Popular with students, this restaurant serves a selection of Mexican items in John Bidwell’s former storehouse and office. In a large, open, brick-walled room with comfy booths and roomy tables, this happening place’s menu offers the expected as well as more imaginative items such as tequila-lime paella and pasta. The excellent fajitas dish is large enough for two people with average appetites to share. A cheeseburger is an option, and margaritas come in many styles, including non-alcoholic fresh-fruit versions.
130 Main St.
Delicious sandwiches, salads, and soups are made from scratch at this friendly spot. When available, the club sandwich special made with garlicky aioli sauce and honey oat bread is a must. A case loaded with pastries, cupcakes, and sometimes even a salad plate-sized, vanilla-frosted snickerdoodle cookie–not to mention a selection of coffees–are also options. All this and attractive local art hangs on the walls, too.
The Grateful Bed
1462 Arcadian Ave./W. 5th Ave., (530) 342-2464; firstname.lastname@example.org. 4 rooms. No TVs. Full breakfast. No pets.

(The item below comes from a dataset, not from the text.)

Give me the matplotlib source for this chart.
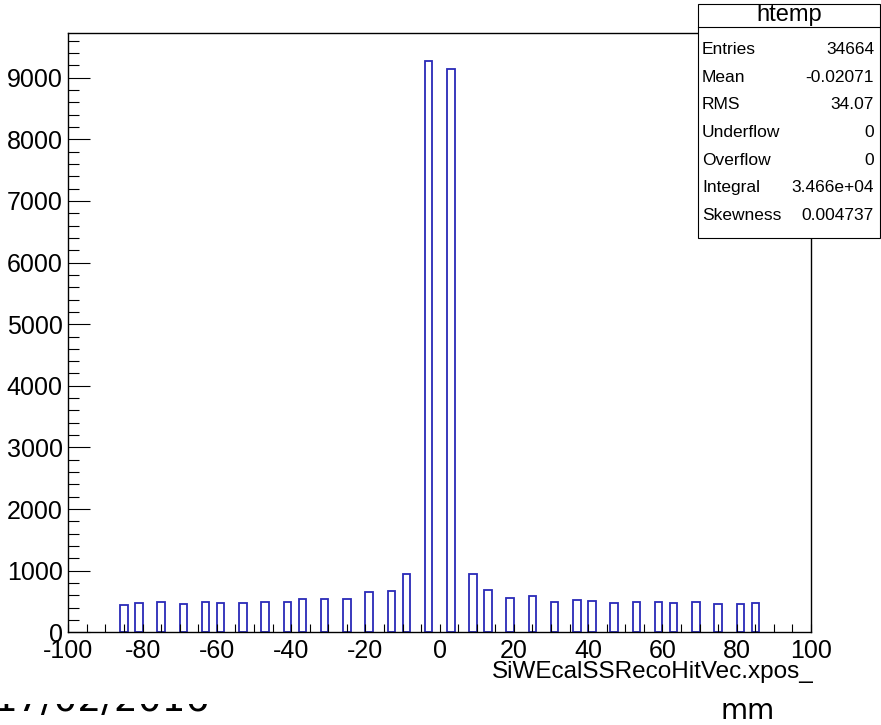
import matplotlib
matplotlib.use("Agg")
import matplotlib.pyplot as plt
from matplotlib.patches import Rectangle
from matplotlib.ticker import MultipleLocator

plt.rcParams['font.family'] = ['Liberation Sans', 'DejaVu Sans']
plt.rcParams['axes.unicode_minus'] = False

# ---- data ----
bin_width = 2
bin_left = [-86, -82, -76, -70, -64, -60, -54, -48, -42, -38, -32, -26, -20, -14, -10, -4,
            2, 8, 12, 18, 24, 30, 36, 40, 46, 52, 58, 62, 68, 74, 80, 84]
counts = [446, 476, 489, 462, 489, 476, 476, 486, 489, 534, 534, 534, 647, 663, 949, 9278,
          9148, 949, 692, 554, 584, 492, 521, 505, 479, 492, 492, 479, 492, 462, 462, 479]
x_range = (-100, 100)
y_max = 9730
x_title = "SiWEcalSSRecoHitVec.xpos_"
stat_title = "htemp"
stat_names = ["Entries", "Mean", "RMS", "Underflow", "Overflow", "Integral", "Skewness"]
stat_values = ["34664", "-0.02071", "34.07", "0", "0", "3.466e+04", "0.004737"]
date_text = "17/02/2016"
unit_text = "mm"

W, H = 881, 725
fig = plt.figure(figsize=(W / 100, H / 100), dpi=100)
fig.patch.set_facecolor('white')

L, R, T, B = 68.3, 811, 32.7, 632.3
ax = fig.add_axes([L / W, (H - B) / H, (R - L) / W, (B - T) / H])
ax.bar(bin_left, counts, width=bin_width, align='edge', fill=False,
       edgecolor='#2a2ab8', linewidth=1.3)
ax.set_xlim(*x_range)
ax.set_ylim(0, y_max)

for s in ax.spines.values():
    s.set_linewidth(1.0)
    s.set_color('black')

ax.xaxis.set_major_locator(MultipleLocator(20))
ax.xaxis.set_minor_locator(MultipleLocator(5))
ax.yaxis.set_major_locator(MultipleLocator(1000))
ax.yaxis.set_minor_locator(MultipleLocator(200))
px = 0.72
ax.tick_params(axis='x', which='both', direction='in', length=8 * px, width=0.8,
               top=False, labelsize=18, pad=5)
ax.tick_params(axis='y', which='major', direction='in', length=22 * px, width=0.8,
               right=False, labelsize=18, pad=4)
ax.tick_params(axis='y', which='minor', direction='in', length=11 * px, width=0.8,
               right=False)

# overlay in pixel coordinates
ov = fig.add_axes([0, 0, 1, 1], zorder=5)
ov.set_xlim(0, W)
ov.set_ylim(H, 0)
ov.axis('off')

ov.text(814, 672, x_title, ha='right', va='center', fontsize=17.5)

# stats box
bx0, bx1, by0, by1 = 698, 880, 4, 238
ov.add_patch(Rectangle((bx0, by0), bx1 - bx0, by1 - by0, facecolor='white',
                       edgecolor='black', linewidth=0.8))
ov.plot([bx0, bx1], [27, 27], color='black', linewidth=0.8)
ov.text((bx0 + bx1) / 2, 15, stat_title, ha='center', va='center', fontsize=17)
row_y = [49, 77, 104, 132, 160, 187, 215]
for yy, n, v in zip(row_y, stat_names, stat_values):
    ov.text(702, yy, n, ha='left', va='center', fontsize=12.5)
    ov.text(874, yy, v, ha='right', va='center', fontsize=12.5)

# text outside the canvas: date mostly hidden behind the canvas
ov.text(-6, 711, date_text, ha='left', va='baseline', fontsize=27,
        family='DejaVu Sans', zorder=1)
ov.add_patch(Rectangle((0, 668), 320, 36, facecolor='white', edgecolor='none',
                       zorder=2))
ov.text(748, 719, unit_text, ha='center', va='baseline', fontsize=20,
        family='DejaVu Sans')

fig.savefig("out.png", dpi=100)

Situated on a tree-lined residential street near downtown, this lovely 1905 Victorian farmhouse features beautifully decorated rooms. Suite Dreams is a standout, with a king-size iron bed and oversize bath with clawfoot tub and twin pedestal sinks. The three-course candlelight breakfast sometimes includes decadent white chocolate scones.
Holiday Inn Express & Suites
2074 East 20th St., 2 mi. from downtown. 4 stories; 172 rooms. Breakfast included. Indoor pool. No pets.
Located on the quieter outskirts of town.